Laudato Si’: Human Dignity
In Laudato Si’, Pope Francis employs the concept of human dignity as part of a wide appeal to all men and women. I think he does so because human dignity is something that anyone can come to recognise without faith, i.e. by the lights of human reason alone. In this post, I want to explore what human dignity means, and in particular, what it means for Christians.
It’s not only Popes who like to speak of human dignity. Lawyers find it a convenient short-hand, in international legal instruments especially, to describe a fundamental quality of all human beings and capture their inherent and inestimable worth. Convenient it may be, but it’s also a term with a plurality of meanings. Even the question of whether human dignity is helpful at all is fiercely contested.

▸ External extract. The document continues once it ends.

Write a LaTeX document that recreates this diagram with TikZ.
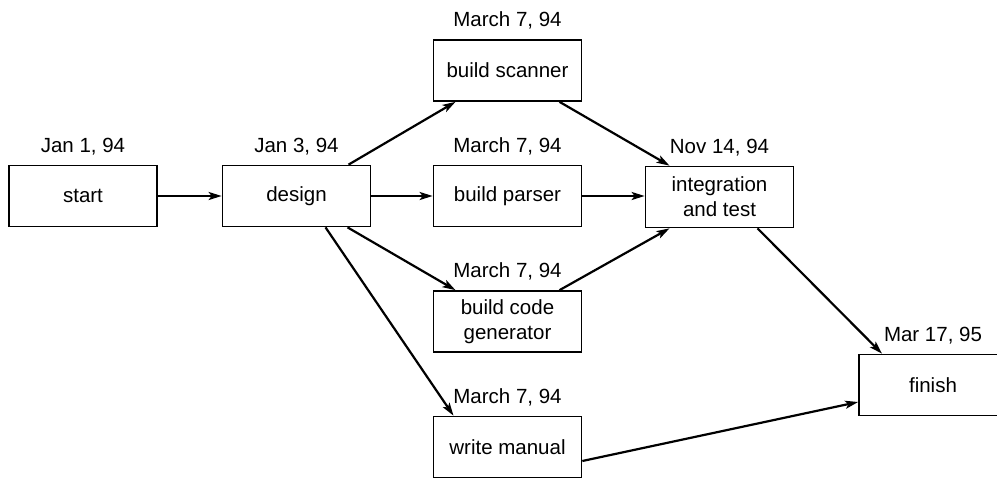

When Francis uses the term in the encyclical, he is clear that a theologically-grounded understanding of human dignity is more secure, meaningful, and compelling one. He writes: “Those who are committed to defending human dignity can find in the Christian faith the deepest reasons for this commitment. How wonderful is the certainty that each human life is not adrift in the midst of hopeless chaos, in a world ruled by pure chance or endlessly recurring cycles! The Creator can say to each one of us: “Before I formed you in the womb, I knew you” (Jer 1:5). We were conceived in the heart of God, and for this reason “each of us is the result of a thought of God. Each of us is willed, each of us is loved, each of us is necessary” [LS 65].
Now, there are two fundamental aspects of human dignity according to a Christian understanding. First: human dignity is grounded in the fact that human beings are made imago (et similitudo) Dei, in the image (and likeness) of God – (c.f. Gen 1:26). Francis explains, citing the Catechism of the Catholic Church: “This shows us the immense dignity of each person,’who is not just something, but someone. He is capable of self-knowledge, of self-possession and of freely giving himself and entering into communion with other persons’”[LS 65].
The second aspect is the Incarnation and its salvific intent. That Jesus Christ took on human flesh and entered our fallen world to live among us and die for our sins, fundamentally transforms the Christian understanding of human dignity compared to, for example, a Jewish perspective. The Catechism explains the Trinitarian significance of the Incarnation: “The new reality of Jesus Christ gives us is not grafted onto human nature nor is it added from outside: it is rather that the reality of communion with the Trinitarian God to which men and women have always been orientated in the depths of their being thanks to their creaturely likeness to God” [Compendium CCC, 120].
It follows from our belief that we are made in God’s image and that His only Son took flesh and died for our sins, that human beings have a certain dignity unique to them. This innate dignity is not simply something simply to be spoken of, but a truth which all Christians should reflect in their actions. Those actions might be the extraordinary and urgently needed actions of statesmen, or they may be simple acts of everyday life by those of us of more modest influence. The point is that we all share responsibility for our human dignity “whose defence and promotion have been entrusted to us by the Creator” [Saint John Paul II, Solicitude Rei Socialis, 47].
I think what Pope Francis is impressing on us is that we all need to act in a way that reflects our shared human dignity and Christians, with our deep theological understanding, especially.